Shorter queues appeared across Hong Kong for the second round of mandatory testing of domestic helpers as authorities boosted testing capacity and lengthened the testing period.
The government last week ordered helpers to undergo a second round of testing over a longer period of 16 days.
In the first round, 340,000 helpers completed the tests within the first nine days of May, with three confirmed
Covid-19 infections involving the N501Y mutant strain.
More booking and testing capacity has been provided for the second round, with over 600,000 testing slots up for grabs between May 15 and 30.
About 50 domestic workers were spotted queuing up at the mobile specimen collection station at Chater Garden in Central yesterday morning. In Victoria Park, more than 100 people queued before the testing points opened at 10am.
One helper began queuing at 4am after being stuck in a line for more than nine hours in the first round. She said the testing facility was better this time as tents were set up.
Betty Yung Ma Shan-yee, chairwoman of the Hong Kong Employers of Overseas Domestic Helpers' Association, praised the improved arrangements.
"The government's aim for foreign domestic workers to undergo testing again is to ensure that they are healthy," she said.
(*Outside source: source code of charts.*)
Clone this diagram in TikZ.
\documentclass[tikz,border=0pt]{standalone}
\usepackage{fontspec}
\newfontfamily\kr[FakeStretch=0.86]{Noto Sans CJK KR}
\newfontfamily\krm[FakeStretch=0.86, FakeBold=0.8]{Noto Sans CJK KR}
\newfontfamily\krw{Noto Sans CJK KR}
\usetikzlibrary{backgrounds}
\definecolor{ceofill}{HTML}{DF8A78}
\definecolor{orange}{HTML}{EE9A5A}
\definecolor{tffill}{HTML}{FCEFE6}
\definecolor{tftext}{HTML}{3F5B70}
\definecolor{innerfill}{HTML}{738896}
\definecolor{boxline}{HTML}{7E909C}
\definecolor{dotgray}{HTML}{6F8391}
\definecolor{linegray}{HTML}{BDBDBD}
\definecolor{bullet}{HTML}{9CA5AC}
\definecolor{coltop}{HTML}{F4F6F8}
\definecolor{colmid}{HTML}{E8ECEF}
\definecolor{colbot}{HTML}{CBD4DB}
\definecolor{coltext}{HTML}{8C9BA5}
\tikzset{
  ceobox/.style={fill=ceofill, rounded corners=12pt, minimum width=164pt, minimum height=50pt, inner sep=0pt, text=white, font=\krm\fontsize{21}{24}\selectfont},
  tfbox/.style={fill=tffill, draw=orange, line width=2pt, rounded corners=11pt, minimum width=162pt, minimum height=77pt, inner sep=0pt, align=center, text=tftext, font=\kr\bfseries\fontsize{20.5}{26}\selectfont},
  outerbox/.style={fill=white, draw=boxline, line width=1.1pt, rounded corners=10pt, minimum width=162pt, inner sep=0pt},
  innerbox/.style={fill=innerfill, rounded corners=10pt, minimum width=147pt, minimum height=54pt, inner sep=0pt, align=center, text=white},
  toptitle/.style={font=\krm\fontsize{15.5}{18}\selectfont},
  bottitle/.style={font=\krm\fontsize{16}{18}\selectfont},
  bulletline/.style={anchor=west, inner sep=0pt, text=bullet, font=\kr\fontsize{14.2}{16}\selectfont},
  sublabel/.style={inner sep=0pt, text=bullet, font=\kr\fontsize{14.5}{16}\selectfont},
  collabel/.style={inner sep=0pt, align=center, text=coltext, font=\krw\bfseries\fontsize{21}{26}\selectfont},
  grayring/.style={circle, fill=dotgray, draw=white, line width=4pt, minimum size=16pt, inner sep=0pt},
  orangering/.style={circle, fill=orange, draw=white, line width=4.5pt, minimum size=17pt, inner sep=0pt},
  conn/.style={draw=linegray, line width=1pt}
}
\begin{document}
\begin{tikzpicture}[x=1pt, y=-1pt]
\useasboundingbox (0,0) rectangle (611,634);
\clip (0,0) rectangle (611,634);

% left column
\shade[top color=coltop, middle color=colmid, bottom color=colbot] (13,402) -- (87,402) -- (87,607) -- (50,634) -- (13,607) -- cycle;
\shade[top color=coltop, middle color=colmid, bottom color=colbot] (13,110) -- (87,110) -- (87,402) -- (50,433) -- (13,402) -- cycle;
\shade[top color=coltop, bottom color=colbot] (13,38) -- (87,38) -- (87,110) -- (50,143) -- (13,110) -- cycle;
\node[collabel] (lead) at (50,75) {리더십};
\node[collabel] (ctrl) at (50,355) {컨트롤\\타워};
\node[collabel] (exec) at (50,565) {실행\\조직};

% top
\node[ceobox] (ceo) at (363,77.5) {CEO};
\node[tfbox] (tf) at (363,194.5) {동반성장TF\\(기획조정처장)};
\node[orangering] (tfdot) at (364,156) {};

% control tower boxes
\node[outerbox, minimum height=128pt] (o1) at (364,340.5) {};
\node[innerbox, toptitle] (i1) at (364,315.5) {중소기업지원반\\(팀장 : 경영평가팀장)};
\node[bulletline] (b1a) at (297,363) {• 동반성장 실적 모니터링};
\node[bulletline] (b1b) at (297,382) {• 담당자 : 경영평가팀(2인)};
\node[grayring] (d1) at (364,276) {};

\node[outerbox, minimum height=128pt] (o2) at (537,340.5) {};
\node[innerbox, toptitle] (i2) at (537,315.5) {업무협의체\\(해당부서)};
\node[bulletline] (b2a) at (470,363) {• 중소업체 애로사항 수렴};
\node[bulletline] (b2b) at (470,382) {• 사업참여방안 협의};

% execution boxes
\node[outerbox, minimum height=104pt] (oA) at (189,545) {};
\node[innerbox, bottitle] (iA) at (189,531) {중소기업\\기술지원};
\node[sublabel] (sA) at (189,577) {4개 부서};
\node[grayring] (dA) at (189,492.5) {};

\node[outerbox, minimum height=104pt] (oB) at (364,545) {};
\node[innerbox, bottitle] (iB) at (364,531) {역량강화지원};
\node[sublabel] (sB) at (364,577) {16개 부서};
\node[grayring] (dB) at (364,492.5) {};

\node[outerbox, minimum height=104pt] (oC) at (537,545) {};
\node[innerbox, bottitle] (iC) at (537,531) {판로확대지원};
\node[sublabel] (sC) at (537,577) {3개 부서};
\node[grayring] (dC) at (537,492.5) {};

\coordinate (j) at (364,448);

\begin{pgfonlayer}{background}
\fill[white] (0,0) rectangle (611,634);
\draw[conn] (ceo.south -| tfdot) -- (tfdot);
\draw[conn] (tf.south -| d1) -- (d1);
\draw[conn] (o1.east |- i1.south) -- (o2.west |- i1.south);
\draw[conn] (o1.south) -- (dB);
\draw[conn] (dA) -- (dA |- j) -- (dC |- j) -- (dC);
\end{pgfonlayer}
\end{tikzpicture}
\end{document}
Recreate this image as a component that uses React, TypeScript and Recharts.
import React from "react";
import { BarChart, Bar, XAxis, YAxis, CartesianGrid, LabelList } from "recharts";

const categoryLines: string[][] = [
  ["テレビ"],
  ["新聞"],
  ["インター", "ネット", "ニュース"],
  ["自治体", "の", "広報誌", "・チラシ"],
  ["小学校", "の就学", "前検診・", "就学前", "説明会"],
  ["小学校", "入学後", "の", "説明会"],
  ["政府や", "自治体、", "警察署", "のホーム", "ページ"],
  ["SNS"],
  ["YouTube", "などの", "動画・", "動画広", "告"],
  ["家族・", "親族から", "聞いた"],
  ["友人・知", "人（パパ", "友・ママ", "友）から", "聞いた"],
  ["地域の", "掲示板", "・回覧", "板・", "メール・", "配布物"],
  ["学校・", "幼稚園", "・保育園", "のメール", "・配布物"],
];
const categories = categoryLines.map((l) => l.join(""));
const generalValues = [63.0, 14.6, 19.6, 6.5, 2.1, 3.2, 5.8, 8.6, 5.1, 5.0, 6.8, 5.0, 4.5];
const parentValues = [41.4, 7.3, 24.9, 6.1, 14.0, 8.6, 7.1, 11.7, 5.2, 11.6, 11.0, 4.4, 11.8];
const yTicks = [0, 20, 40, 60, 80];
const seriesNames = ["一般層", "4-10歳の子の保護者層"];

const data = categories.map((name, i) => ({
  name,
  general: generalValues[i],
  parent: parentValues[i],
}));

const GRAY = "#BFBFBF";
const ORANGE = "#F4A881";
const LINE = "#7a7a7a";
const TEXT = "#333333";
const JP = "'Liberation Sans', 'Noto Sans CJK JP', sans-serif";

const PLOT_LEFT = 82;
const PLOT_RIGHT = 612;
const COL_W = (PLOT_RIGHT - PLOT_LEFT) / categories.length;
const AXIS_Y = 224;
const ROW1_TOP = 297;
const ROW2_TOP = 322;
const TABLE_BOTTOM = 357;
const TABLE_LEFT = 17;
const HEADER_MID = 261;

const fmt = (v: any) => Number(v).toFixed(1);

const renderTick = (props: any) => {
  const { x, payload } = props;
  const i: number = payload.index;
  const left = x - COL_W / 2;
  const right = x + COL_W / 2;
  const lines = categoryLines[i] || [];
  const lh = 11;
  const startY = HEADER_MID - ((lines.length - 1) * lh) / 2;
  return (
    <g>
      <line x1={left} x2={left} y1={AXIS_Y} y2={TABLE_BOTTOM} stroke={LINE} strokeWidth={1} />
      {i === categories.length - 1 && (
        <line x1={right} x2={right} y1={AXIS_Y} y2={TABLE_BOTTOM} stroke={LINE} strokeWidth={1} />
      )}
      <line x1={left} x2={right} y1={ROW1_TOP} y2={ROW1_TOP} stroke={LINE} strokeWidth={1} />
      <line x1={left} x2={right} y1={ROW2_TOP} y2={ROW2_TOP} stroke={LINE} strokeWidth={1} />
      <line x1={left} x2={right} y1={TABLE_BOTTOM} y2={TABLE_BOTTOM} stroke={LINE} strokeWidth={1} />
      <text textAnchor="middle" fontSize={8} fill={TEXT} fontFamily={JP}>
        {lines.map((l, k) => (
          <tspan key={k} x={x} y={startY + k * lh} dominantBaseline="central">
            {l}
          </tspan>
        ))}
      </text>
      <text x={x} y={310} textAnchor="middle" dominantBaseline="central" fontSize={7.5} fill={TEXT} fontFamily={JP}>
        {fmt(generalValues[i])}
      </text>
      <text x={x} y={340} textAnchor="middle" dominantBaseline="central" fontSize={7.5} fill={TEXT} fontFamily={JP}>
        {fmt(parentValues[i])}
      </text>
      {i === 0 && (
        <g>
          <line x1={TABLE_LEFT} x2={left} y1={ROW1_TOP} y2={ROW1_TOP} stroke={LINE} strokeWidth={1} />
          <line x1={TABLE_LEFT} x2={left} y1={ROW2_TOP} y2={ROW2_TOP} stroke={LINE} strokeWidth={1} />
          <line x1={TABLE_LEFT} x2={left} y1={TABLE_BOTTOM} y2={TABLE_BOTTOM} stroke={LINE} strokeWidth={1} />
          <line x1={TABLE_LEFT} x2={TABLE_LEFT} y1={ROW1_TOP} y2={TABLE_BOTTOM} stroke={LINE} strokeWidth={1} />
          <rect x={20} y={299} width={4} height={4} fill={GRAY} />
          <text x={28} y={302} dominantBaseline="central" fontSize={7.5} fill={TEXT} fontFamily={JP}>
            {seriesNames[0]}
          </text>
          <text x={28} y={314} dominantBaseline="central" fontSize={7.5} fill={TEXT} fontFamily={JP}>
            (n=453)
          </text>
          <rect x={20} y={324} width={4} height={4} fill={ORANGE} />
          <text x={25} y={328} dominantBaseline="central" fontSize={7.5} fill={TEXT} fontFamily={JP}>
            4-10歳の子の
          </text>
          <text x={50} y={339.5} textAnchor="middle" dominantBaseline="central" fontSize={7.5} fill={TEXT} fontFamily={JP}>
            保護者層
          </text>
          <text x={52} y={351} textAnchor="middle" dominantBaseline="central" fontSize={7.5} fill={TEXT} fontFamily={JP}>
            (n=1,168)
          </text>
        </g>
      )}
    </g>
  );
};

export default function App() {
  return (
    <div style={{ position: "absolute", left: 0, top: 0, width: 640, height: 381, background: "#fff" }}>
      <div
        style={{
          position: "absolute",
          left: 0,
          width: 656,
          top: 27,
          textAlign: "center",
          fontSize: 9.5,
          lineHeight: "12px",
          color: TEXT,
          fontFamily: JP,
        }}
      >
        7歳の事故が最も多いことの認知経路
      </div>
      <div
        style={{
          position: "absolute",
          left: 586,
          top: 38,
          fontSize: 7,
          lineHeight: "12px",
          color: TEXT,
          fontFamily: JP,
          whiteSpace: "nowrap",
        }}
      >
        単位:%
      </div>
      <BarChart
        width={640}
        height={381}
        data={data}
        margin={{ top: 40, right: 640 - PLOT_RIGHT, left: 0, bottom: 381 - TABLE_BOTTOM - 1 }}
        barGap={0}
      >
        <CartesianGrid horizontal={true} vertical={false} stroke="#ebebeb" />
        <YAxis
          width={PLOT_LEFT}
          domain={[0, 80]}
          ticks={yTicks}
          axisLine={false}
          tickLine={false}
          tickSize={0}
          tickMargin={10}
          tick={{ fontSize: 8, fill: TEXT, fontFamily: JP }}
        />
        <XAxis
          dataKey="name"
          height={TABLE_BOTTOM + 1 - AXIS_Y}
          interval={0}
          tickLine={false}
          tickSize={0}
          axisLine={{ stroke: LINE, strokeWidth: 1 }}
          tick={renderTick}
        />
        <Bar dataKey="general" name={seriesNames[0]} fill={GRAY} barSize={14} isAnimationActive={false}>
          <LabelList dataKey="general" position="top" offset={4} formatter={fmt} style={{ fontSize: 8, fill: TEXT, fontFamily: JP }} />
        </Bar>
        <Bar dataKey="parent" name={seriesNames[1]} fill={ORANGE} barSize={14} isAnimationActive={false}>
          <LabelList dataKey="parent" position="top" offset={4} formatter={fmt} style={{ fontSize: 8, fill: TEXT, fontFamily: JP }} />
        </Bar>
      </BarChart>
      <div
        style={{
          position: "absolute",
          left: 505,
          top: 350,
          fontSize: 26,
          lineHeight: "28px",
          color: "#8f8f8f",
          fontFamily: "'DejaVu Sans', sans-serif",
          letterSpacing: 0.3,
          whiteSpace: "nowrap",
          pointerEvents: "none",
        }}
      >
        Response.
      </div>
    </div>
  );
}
"It is not discriminating against or targeting them. I hope foreign domestic helper groups can support [the compulsory testing]."
International Migrants' Alliance chairwoman Eni Lestari, who was at Victoria Park yesterday, observed some electric fans were added to the mobile testing points for the second round, but said there were "not many."
She slammed the government's mandatory move for singling out domestic workers instead of all relevant sectors and described the second round of testing as discriminatory, saying the government's move is "stigmatizing domestic helpers as
Covid-19 spreaders."
Lestari, along with about 500 Indonesian helpers, wore red ribbons to express their disappointment in the government for failing to protect domestic helpers during
Covid-19, saying red stands for "resist exclusion and discrimination."
"The government only take employers into consideration," Lestari said. "We are being blame of
Covid-19 as if [only] we carry the virus."